J’en conserve pourtant de très bons souvenirs comme celui de ce camp, pourtant réalisé sur un terrain municipal, près de Saint-Bertrand-de-Comminges au lieu-dit Es Pibious (les Peupliers).

Cet endroit, bien qu’emplacement officiel, est très bien situé avec vue sur la massive église de Saint-Bertrand juchée sur sa colline. De plus, hors saison, je n’en partageais l’espace qu’avec deux ou trois autres campeurs en tout et pour tout.

Il y eut aussi la magnifique descente sur la pittoresque ville de Quillan dans la vallée de l’Aude. Je remontai ensuite les gorges remarquables de ce cours d’eau pour camper dans la Forêt de Carcanet au milieu d’une hêtraie assez imprévue dans cette région méridionale. Le lendemain, après le passage du Col de la Quilliane, j’atteignis la haute vallée de la Têt, site paradisiaque situé en aval du Lac des Bouillouses.

Ce lac, très beau bien qu’artificiel, avait été pour Françoise et moi, un très beau terrain de randonnée quelques années plus tôt.  Nous y avions réalisé un camp splendide avec une vue imprenable et dans une ambiance de complète sauvagerie. Des troupeaux de chevaux en liberté faisaient de la figuration touristique aux alentours comme ce n’est pas rare dans ces montagnes pyrénéennes qui prennent parfois ainsi des allures de Far-West.

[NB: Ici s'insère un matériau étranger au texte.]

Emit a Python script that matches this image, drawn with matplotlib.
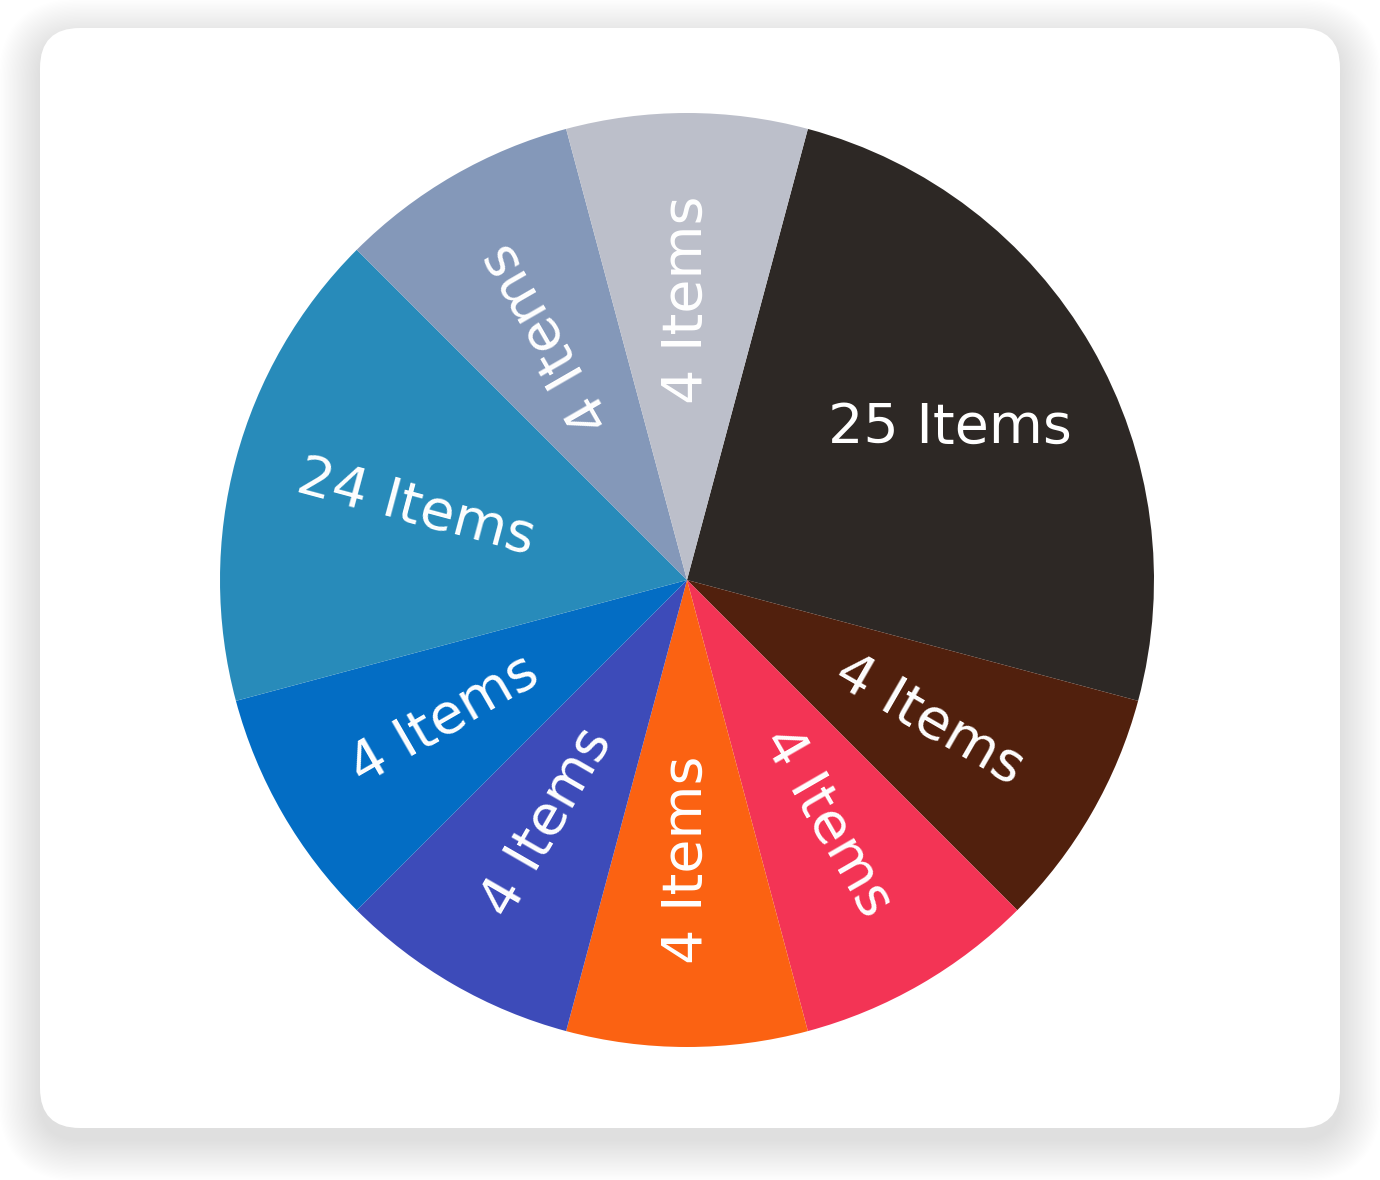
import matplotlib
matplotlib.use("Agg")
import matplotlib.pyplot as plt
from matplotlib.patches import FancyBboxPatch
import numpy as np

# ---- data (clockwise from the top-right) ----
categories = ["A", "B", "C", "D", "E", "F", "G", "H", "I"]
item_counts = [25, 4, 4, 4, 4, 4, 24, 4, 4]
slice_share = [3, 1, 1, 1, 1, 1, 2, 1, 1]
labels = [f"{n} Items" for n in item_counts]
colors = ["#2d2825", "#51200d", "#f33455", "#fb6212", "#3d4bb9",
          "#036dc4", "#288bba", "#8498b9", "#bcbfca"]
radial_label = [False, True, True, True, True, True, True, True, True]

W, H = 1380, 1180
fig = plt.figure(figsize=(W / 100, H / 100), dpi=100)
fig.patch.set_facecolor("white")

# background card with soft shadow
bg = fig.add_axes([0, 0, 1, 1])
bg.set_xlim(0, W)
bg.set_ylim(H, 0)
bg.axis("off")
cx0, cy0, cw, ch, rr = 40, 28, 1300, 1100, 40
n_sh = 32
for i in range(n_sh):
    g = 1 + i * 1.3
    bg.add_patch(FancyBboxPatch((cx0 - g, cy0 - g + 12), cw + 2 * g, ch + 2 * g,
                                boxstyle=f"round,pad=0,rounding_size={rr + g}",
                                facecolor="black", edgecolor="none",
                                alpha=0.0055, zorder=1))
bg.add_patch(FancyBboxPatch((cx0, cy0), cw, ch,
                            boxstyle=f"round,pad=0,rounding_size={rr}",
                            facecolor="white", edgecolor="none", zorder=2))

# pie
pcx, pcy, R = 687, 580, 467
ax = fig.add_axes([(pcx - R) / W, (H - pcy - R) / H, 2 * R / W, 2 * R / H])
wedges, _ = ax.pie(slice_share, colors=colors, startangle=75, counterclock=False,
                   radius=1, wedgeprops=dict(linewidth=0, antialiased=True))
ax.set_xlim(-1, 1)
ax.set_ylim(-1, 1)
ax.set_aspect("equal")
ax.axis("off")

for w, lab, rad in zip(wedges, labels, radial_label):
    mid = ((w.theta1 + w.theta2) / 2) % 360
    if rad:
        r = 0.60
        rot = mid - 180 if 150 <= mid <= 270 else mid
    else:
        r = 0.65
        rot = 0
    x = r * np.cos(np.radians(mid))
    y = r * np.sin(np.radians(mid))
    ax.text(x, y, lab, ha="center", va="center", rotation=rot,
            rotation_mode="anchor", color="white", fontsize=40,
            family="DejaVu Sans")

fig.savefig("out.png", dpi=100, facecolor="white")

Après mon second passage au lac des Bouillouses, commença une descente de plus de deux mille mètres de dénivelé jusqu’à la Méditerranée. C’est bien le type de parcours pour lequel on peut utiliser, une fois de plus, l’expression de « piéton miraculé » appliquée à un cycliste…

En effet, presque toute la matinée se passa en roue libre sur cette route qui longe la Vallée de la Têt jusqu’à Villefranche-de-Conflent. Ce ne fut qu’après cette pittoresque ville fortifiée que, dans la plaine retrouvée, l’obligation de pédaler reprit ses droits.

Cette très belle promenade se termina le lendemain à Collioure où je faisais ainsi la jonction avec le tracé d’une randonnée antérieure: quelle jolie ville pour y terminer des vacances!

Autant pour les souvenirs de cette randonnée que pour sa grâce indiscutable, Collioure a dans mon cœur une place privilégiée: c’est un de mes « villes saintes »!